In a new report on the future of technology and payments, (58-page / 12.1MB PDF) the payments card company said that the industry could move away from a reliance on traditional card authentication and cardholder verification schemes. It said that "behavioural monitoring" and a combination of other "biometrics" measurements could evolve to allow automatic identification of individuals seeking to make digital payments.

"To date, our industry has primarily relied on a combination of two basic authentication methods - the Card Authentication Method and the Cardholder Verification Method," Visa said in its report. "Equipped with better, faster analytics, there’s an opportunity to bring the two together."

"Lying at the very centre of an authentication engine there could be a real-time scoring system, equipped with a complete profile of every customer. This would deduce whether each transaction is in character or not. It would calculate the attendant risks. It could decide which checks are warranted for each transaction. And it would be able to call upon a host of step-up authentication techniques, like device fingerprinting, plus geo-location, plus voice biometrics," it added.
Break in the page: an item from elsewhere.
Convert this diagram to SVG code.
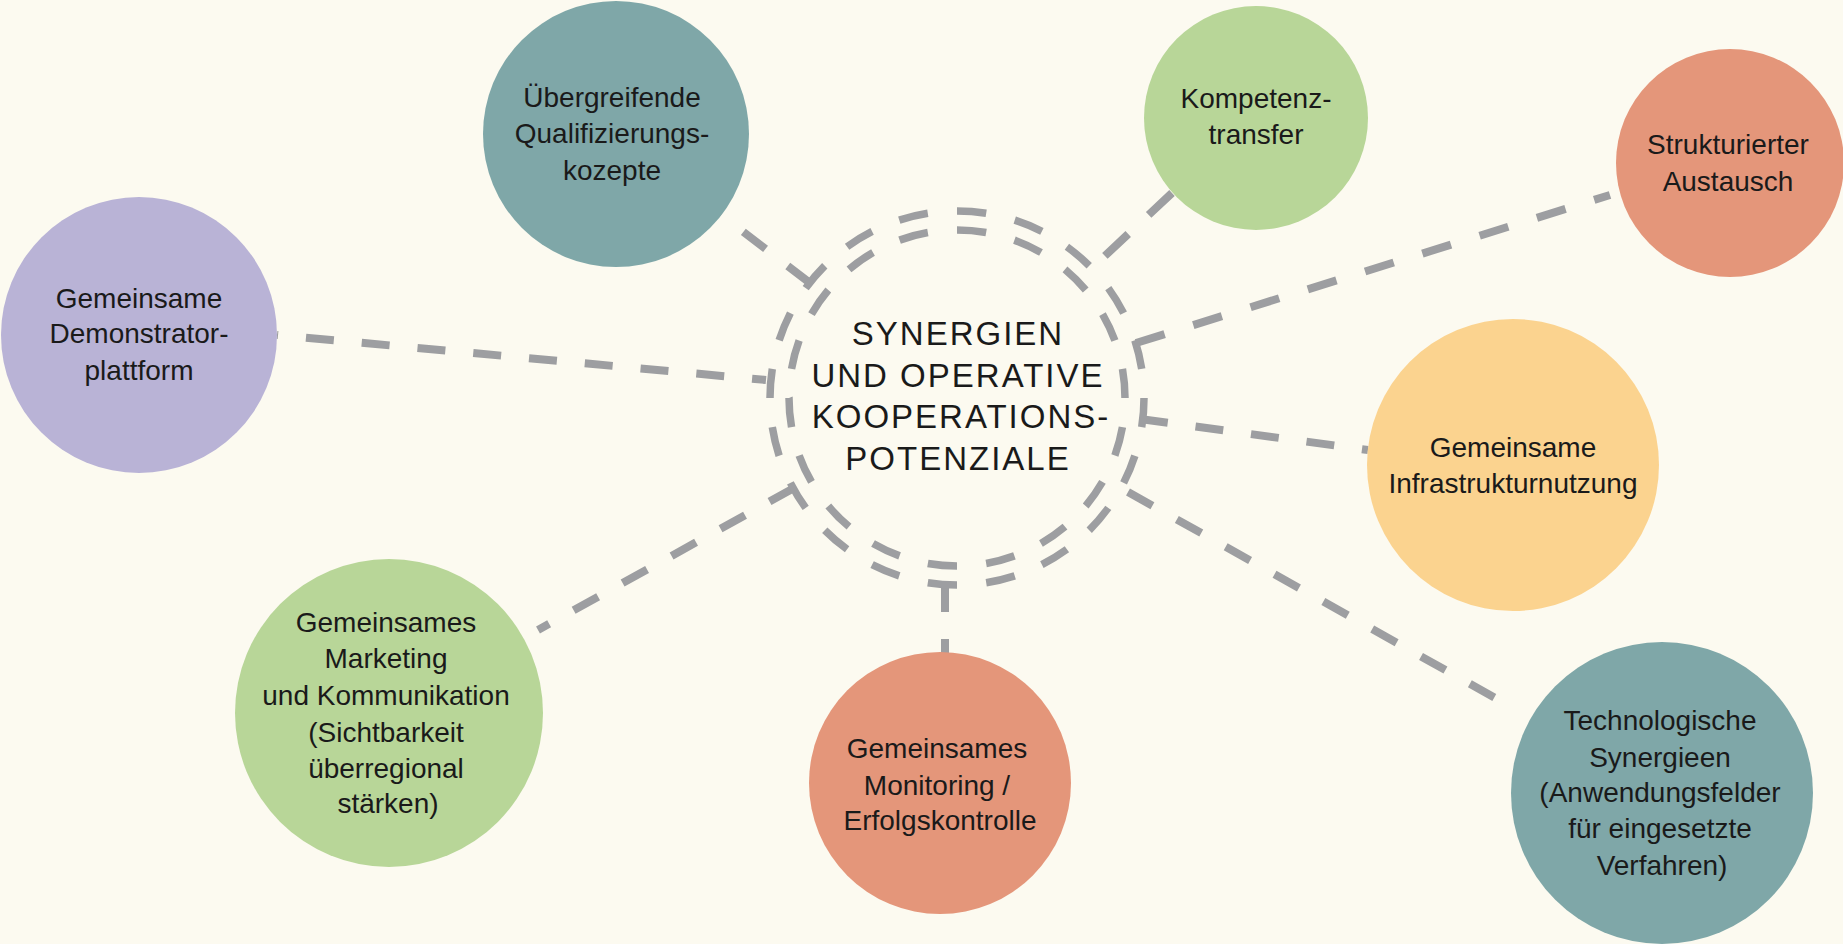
<svg xmlns="http://www.w3.org/2000/svg" width="1843" height="944" viewBox="0 0 1843 944">
<style>
.bg{fill:#fcfaf0}
.conn{fill:none;stroke:#9d9ea1;stroke-width:8;stroke-dasharray:28 28}
.ring{fill:none;stroke:#9d9ea1;stroke-width:7.5}
.lbl{font-family:"Liberation Sans",Arial,sans-serif;font-size:28px;fill:#1a1a1a;text-anchor:middle}
.ctr{font-family:"Liberation Sans",Arial,sans-serif;font-size:33px;letter-spacing:2px;fill:#1a1a1a;text-anchor:middle}
.teal{fill:#7fa7a8}
.lav{fill:#b9b3d6}
.grn{fill:#b8d698}
.sal{fill:#e4967a}
.ora{fill:#fbd38f}
</style>
<rect class="bg" x="0" y="0" width="1843" height="944"/>

<g id="connectors">
<line class="conn" x1="766" y1="380" x2="277" y2="335" style="stroke-dashoffset:14"/>
<line class="conn" x1="810" y1="283" x2="720" y2="214"/>
<line class="conn" x1="1172" y1="193" x2="1092" y2="268" style="stroke-dasharray:32 28"/>
<line class="conn" x1="1136" y1="343" x2="1610" y2="195" style="stroke-dasharray:30 30"/>
<line class="conn" x1="1140" y1="419" x2="1368" y2="450"/>
<line class="conn" x1="1128" y1="492" x2="1513" y2="708"/>
<line class="conn" x1="945" y1="585" x2="945" y2="653" style="stroke-dasharray:27 27"/>
<line class="conn" x1="794" y1="488" x2="538" y2="630"/>
</g>

<g id="center">
<circle class="ring" cx="957" cy="398" r="187" pathLength="1200" stroke-dasharray="30 30"/>
<circle class="ring" cx="957" cy="398" r="168" pathLength="1080" stroke-dasharray="30 30" stroke-dashoffset="30"/>
<text class="ctr" x="958" y="345">SYNERGIEN</text>
<text class="ctr" x="958" y="387">UND OPERATIVE</text>
<text class="ctr" x="961" y="428">KOOPERATIONS-</text>
<text class="ctr" x="958" y="470">POTENZIALE</text>
</g>

<g id="node-qualifizierung">
<circle class="teal" cx="616" cy="134" r="133"/>
<text class="lbl" x="612" y="107">Übergreifende</text>
<text class="lbl" x="612" y="143">Qualifizierungs-</text>
<text class="lbl" x="612" y="180">kozepte</text>
</g>

<g id="node-demonstrator">
<circle class="lav" cx="139" cy="335" r="138"/>
<text class="lbl" x="139" y="308">Gemeinsame</text>
<text class="lbl" x="139" y="343">Demonstrator-</text>
<text class="lbl" x="139" y="380">plattform</text>
</g>

<g id="node-kompetenz">
<circle class="grn" cx="1256" cy="118" r="112"/>
<text class="lbl" x="1256" y="108">Kompetenz-</text>
<text class="lbl" x="1256" y="144">transfer</text>
</g>

<g id="node-austausch">
<circle class="sal" cx="1730" cy="163" r="114"/>
<text class="lbl" x="1728" y="154">Strukturierter</text>
<text class="lbl" x="1728" y="191">Austausch</text>
</g>

<g id="node-infrastruktur">
<circle class="ora" cx="1513" cy="465" r="146"/>
<text class="lbl" x="1513" y="457">Gemeinsame</text>
<text class="lbl" x="1513" y="493">Infrastrukturnutzung</text>
</g>

<g id="node-technologie">
<circle class="teal" cx="1662" cy="793" r="151"/>
<text class="lbl" x="1660" y="730">Technologische</text>
<text class="lbl" x="1660" y="767">Synergieen</text>
<text class="lbl" x="1660" y="802">(Anwendungsfelder</text>
<text class="lbl" x="1660" y="838">für eingesetzte</text>
<text class="lbl" x="1662" y="875">Verfahren)</text>
</g>

<g id="node-monitoring">
<circle class="sal" cx="940" cy="783" r="131"/>
<text class="lbl" x="937" y="758">Gemeinsames</text>
<text class="lbl" x="937" y="795">Monitoring /</text>
<text class="lbl" x="940" y="830">Erfolgskontrolle</text>
</g>

<g id="node-marketing">
<circle class="grn" cx="389" cy="713" r="154"/>
<text class="lbl" x="386" y="632">Gemeinsames</text>
<text class="lbl" x="386" y="668">Marketing</text>
<text class="lbl" x="386" y="705">und Kommunikation</text>
<text class="lbl" x="386" y="742">(Sichtbarkeit</text>
<text class="lbl" x="386" y="778">überregional</text>
<text class="lbl" x="388" y="813">stärken)</text>
</g>
</svg>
"If it’s a routine, habitual payment, or if an individual merchant has agreed to assume all of the risk, why impose any checks at all? If it’s a little more unusual, why not ask for that passcode? If it’s high value, why not get the customer to verbally confirm it, and cross reference their instructions with your voice recognition systems?" Visa said.

Visa said that there could be a greater blurring of the physical and online retail space, and that the requirements for login details and passwords online, or for physical checkouts, could eventually be replaced. Consumers may be able to walk into a store, pick up an item and walk out with it, it said. Payments would be automatically triggered through a linking of identity – ascertained using facial recognition or other biometric measurements, with virtual systems of payment, it said.
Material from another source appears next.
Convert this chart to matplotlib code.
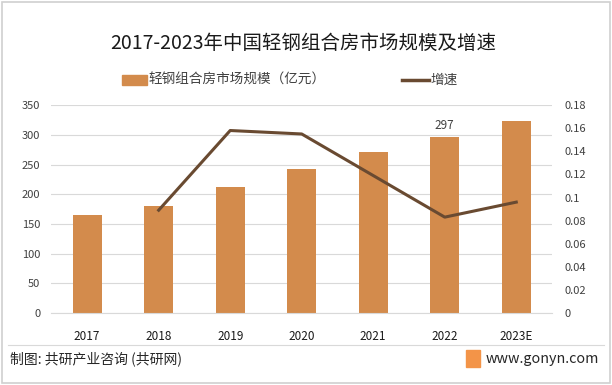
import matplotlib.pyplot as plt
import numpy as np
from matplotlib.patches import Rectangle
from matplotlib.lines import Line2D

plt.rcParams['font.family'] = ['Noto Sans CJK SC', 'DejaVu Sans']

years = ['2017', '2018', '2019', '2020', '2021', '2022', '2023E']
scale = [165, 180, 212, 242, 271, 297, 323]
growth_years = ['2018', '2019', '2020', '2021', '2022', '2023E']
growth = [0.089, 0.158, 0.155, 0.119, 0.083, 0.096]

bar_color = '#D38B4C'
line_color = '#694A31'
text_color = '#404040'

fig = plt.figure(figsize=(6.12, 3.85), dpi=100)
ax = fig.add_axes([0.084, 0.187, 0.818, 0.54])
ax2 = ax.twinx()

index = np.arange(len(years))
ax.bar(index, scale, 0.41, color=bar_color, zorder=2)
ax.set_ylim(0, 350)
ax.set_yticks(np.arange(0, 351, 50))
ax.set_xlim(-0.5, len(years) - 0.5)
ax.set_xticks(index)
ax.set_xticklabels(years)
ax.grid(axis='y', color='#D9D9D9', linewidth=0.8, zorder=0)
ax.set_axisbelow(True)
ax.text(5, 297 + 8, '297', ha='center', va='bottom', fontsize=8.5, color=text_color)

gidx = [years.index(y) for y in growth_years]
ax2.plot(gidx, growth, color=line_color, linewidth=2.2, zorder=3)
ax2.set_ylim(0, 0.18)
ax2.set_yticks(np.arange(0, 0.181, 0.02))
ax2.set_yticklabels(['0', '0.02', '0.04', '0.06', '0.08', '0.1', '0.12',
                     '0.14', '0.16', '0.18'])

for a in (ax, ax2):
    for s in a.spines.values():
        s.set_visible(False)
    a.tick_params(length=0, labelsize=8, colors=text_color)
ax.tick_params(axis='y', pad=8)
ax.tick_params(axis='x', pad=12, labelsize=8.5, labelcolor='#1a1a1a')
ax2.tick_params(axis='y', pad=9)
ax.spines['bottom'].set_visible(True)
ax.spines['bottom'].set_color('#D9D9D9')

fig.text(0.495, 0.888, '2017-2023年中国轻钢组合房市场规模及增速', ha='center',
         va='center', fontsize=14, color='#1a1a1a')

# legend
ly = 1 - 80 / 385
fig.add_artist(Rectangle((122 / 612, ly - 0.012), 25 / 612, 0.024,
                         color=bar_color, transform=fig.transFigure))
fig.text(148 / 612, ly, '轻钢组合房市场规模（亿元）', ha='left', va='center',
         fontsize=9.8, color=text_color)
fig.add_artist(Line2D([402 / 612, 429 / 612], [ly, ly], color=line_color,
                      linewidth=2.5, transform=fig.transFigure))
fig.text(430 / 612, ly, '增速', ha='left', va='center', fontsize=9.8,
         color=text_color)

# footer
fig.add_artist(Line2D([0.013, 0.987], [0.104, 0.104], color='#D9D9D9',
                      linewidth=0.8, transform=fig.transFigure))
fig.text(0.017, 0.068, '制图: 共研产业咨询 (共研网)', ha='left', va='center',
         fontsize=10, color='#262626')
fig.text(0.978, 0.068, 'www.gonyn.com', ha='right', va='center',
         fontsize=10.3, color='#262626')
fig.add_artist(Rectangle((466 / 612, 0.048), 14 / 612, 0.042, color='#F39448',
                         transform=fig.transFigure))
fig.add_artist(Rectangle((0.004, 0.006), 0.992, 0.988, fill=False,
                         edgecolor='#D0D0D0', linewidth=1.2,
                         transform=fig.transFigure))

fig.savefig('out.png', dpi=100)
"As an industry we need to cater for multiple new ways to 'conclude' the transaction (wave, blink, smile, thumbprint, say a word)," Visa said. "We also need to consider whether, at some point in the distant future, it may not be necessary to carry any form of payment token and the phone or card may become entirely redundant. If technology can recognise us, and verify our identity, without the need of any tokens, why bother with the risks or the inconvenience of carrying our payment credentials around with us in any form?"

Visa said, though, that there were barriers to the move to more behavioural and biometric identity assurance payment models. Retailers would have to be convinced to take on the "risks and liabilities" associated with automatic payments, whilst there are also inherent privacy implications, it said.

Adam Banks, chief technology officer and head of IT at Visa Europe, also said that he did not think that payments industry "ecosystem" is "evolving" at the required rate to make the best use of big data opportunities. He said there are "no big ecosystem players ... emerging" and said that there is a "crippling shortage" of skills within the industry to provide "business wisdom to inform the insights [that can be gleaned from data science] and the operational prowess to act upon them".

Specialist in technology and payments law Angus McFadyen of Pinsent Masons, the law firm behind Out-Law.com, previously said that the success of new payment methods under development and potentially available in the future would ultimately be determined by the level of trust consumers have in them. 

“Merchants are reluctant to invest heavily in new means of payment acceptance if the benefit in cash flow terms is marginal or not proven,” McFadyen said. “The slow take up of contactless payments by merchants demonstrates this. There is the perception that new technology makes it easier for retailers to convert consumers’ interest in products into actual sales by making the process of transacting easier, but the other less tangible benefits include freeing up space in shops, for example by removing tills, and reduced queuing time. However, the sum of these benefits needs to be quite high to balance out the investment cost of new technology that may or may not be used by the customer.”

A new survey by price comparison website GoCompare has revealed that a quarter of all UK consumers view contactless payments as “scary”, whilst more than a half would prefer to retain the ability for making payments using cash, according to a report by Finextra.